#### Instructions for the task
Write out the opening lines of the data word for word, up to and including the line with "const yTicks = [0,5,10,15,20,25];", and leave every picture and every later line out.

#### Available data
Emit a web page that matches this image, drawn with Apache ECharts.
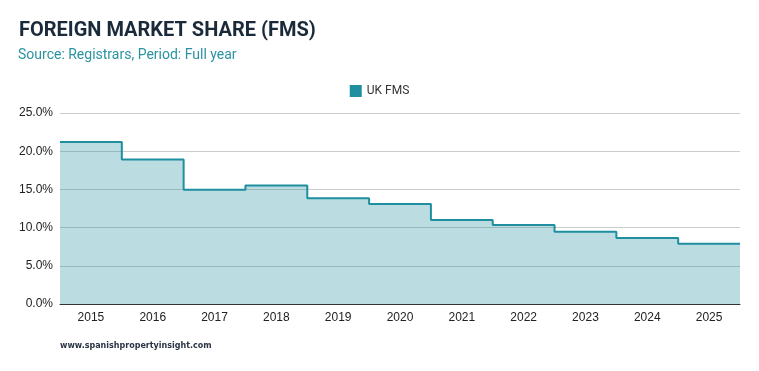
<!DOCTYPE html>
<html><head><meta charset="utf-8">
<script src="https://cdn.jsdelivr.net/npm/echarts@6/dist/echarts.min.js"></script>
<style>html,body{margin:0;padding:0;background:#fff}#c{width:759px;height:371px}</style>
</head><body><div id="c"></div>
<script>
const years = [2015,2016,2017,2018,2019,2020,2021,2022,2023,2024,2025];
const ukFms = [21.2,18.9,14.95,15.5,13.85,13.1,11.0,10.35,9.45,8.65,7.9];
const yTicks = [0,5,10,15,20,25];

const pts = years.map((y,i)=>[y, ukFms[i]]);
const data = [[years[0]-0.5, ukFms[0]], ...pts, [years[years.length-1]+0.5, ukFms[ukFms.length-1]]];

const chart = echarts.init(document.getElementById('c'));
chart.setOption({
  animation:false,
  textStyle:{fontFamily:'Roboto'},
  title:[
    {text:'FOREIGN MARKET SHARE (FMS)', left:19, top:21, padding:0, textStyle:{fontFamily:'Roboto',fontSize:20,fontWeight:'bold',color:'#1b2a3a'}},
    {text:'Source: Registrars, Period: Full year', left:18, top:48, padding:0, textStyle:{fontFamily:'Roboto',fontSize:14,fontWeight:'normal',color:'#2a93a0'}},
    {text:'www.spanishpropertyinsight.com', left:60, top:342, padding:0, textStyle:{fontFamily:'Verdana, DejaVu Sans',fontSize:8,fontWeight:'bold',color:'#2b3544'}}
  ],
  legend:{top:80, left:'center', itemWidth:12, itemHeight:12, icon:'rect', textStyle:{fontFamily:'Roboto',fontSize:12,color:'#333'}, data:['UK FMS']},
  grid:{left:60, right:19, top:113, bottom:67},
  xAxis:{type:'value', min:years[0]-0.5, max:years[years.length-1]+0.5,
    axisLine:{show:true, lineStyle:{color:'#333', width:1}},
    axisTick:{show:false},
    splitLine:{show:false},
    axisLabel:{customValues:years, formatter:v=>String(v), color:'#222', fontSize:12, margin:8, fontFamily:'Arial, Liberation Sans'}
  },
  yAxis:{type:'value', min:yTicks[0], max:yTicks[yTicks.length-1], interval:5,
    axisLine:{show:false}, axisTick:{show:false},
    splitLine:{lineStyle:{color:'#cccccc', width:1}},
    axisLabel:{formatter:v=>v.toFixed(1)+'%', color:'#222', fontSize:12, margin:7, fontFamily:'Arial, Liberation Sans'}
  },
  series:[{
    name:'UK FMS', type:'line', step:'middle', data:data, symbol:'none',
    itemStyle:{color:'#1f8fa0'},
    lineStyle:{color:'#1f8fa0', width:2},
    areaStyle:{color:'#1f8fa0', opacity:0.3}
  }]
});
</script></body></html>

#### Full answer
Emit a web page that matches this image, drawn with Apache ECharts.
<!DOCTYPE html>
<html><head><meta charset="utf-8">
<script src="https://cdn.jsdelivr.net/npm/echarts@6/dist/echarts.min.js"></script>
<style>html,body{margin:0;padding:0;background:#fff}#c{width:759px;height:371px}</style>
</head><body><div id="c"></div>
<script>
const years = [2015,2016,2017,2018,2019,2020,2021,2022,2023,2024,2025];
const ukFms = [21.2,18.9,14.95,15.5,13.85,13.1,11.0,10.35,9.45,8.65,7.9];
const yTicks = [0,5,10,15,20,25];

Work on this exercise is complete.